What profoundly drove home the idea that it’s not a game is that any attempt to approach it as a game made it a worse experience. I kept seeing achievement popups from Xbox Game Pass, including overly cutesy film-related names and descriptions, and they always came at the worst time, either undercutting a tense or dramatic moment, or just feeling insultingly shoe-horned into an experience that was so clearly hoping to raise the bar on what games and interactive entertainment can do.
So again, I’d consider Immortality an overall success, if only for that initial fantastic period of seemingly boundless discovery. But it also proves my theory that I’m much more interested in the process of making a choice than in the outcome of the choice. For me, it ties in surprisingly well with all of the ideas about the multiverse that are throughout Everything Everywhere All At Once and suggested in Doctor Strange and the Multiverse of Madness: the allure of a seemingly infinite selection of possibilities and all the potential energy that implies, vs the reality of making your much more limited opportunities more meaningful ones.

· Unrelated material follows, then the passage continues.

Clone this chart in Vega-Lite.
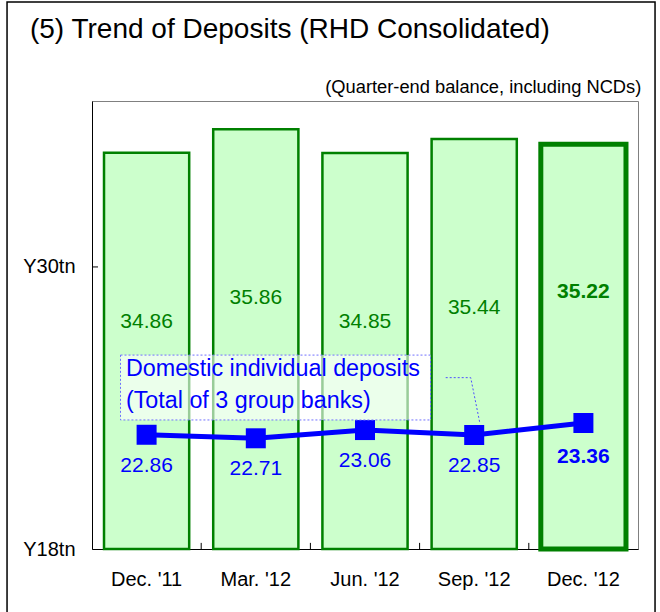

I don’t doubt that there is an over-arching narrative still lurking inside Immortality, and I only saw a glimpse of its actual narrative arc. And I’m don’t believe it had much of anything to do with choices or multiverses outside of its repeated themes of multiple identities. But with a book, movie, or even a higher-minded video game, if I get too focused on plot at the expense of recognizing a deeper theme, I can just put some more thought into it, or go looking for key moments that’ll make everything clearer. With Immortality, I’d be forced to go back into it like a video game completionist looking to get all 100% of the achievements. It’s frustrating demanding that a project as ambitious and mature as this one to be more accessible, but that’s where I’m at: I believe that there’s more to be seen, but I simply don’t have the patience to look for it.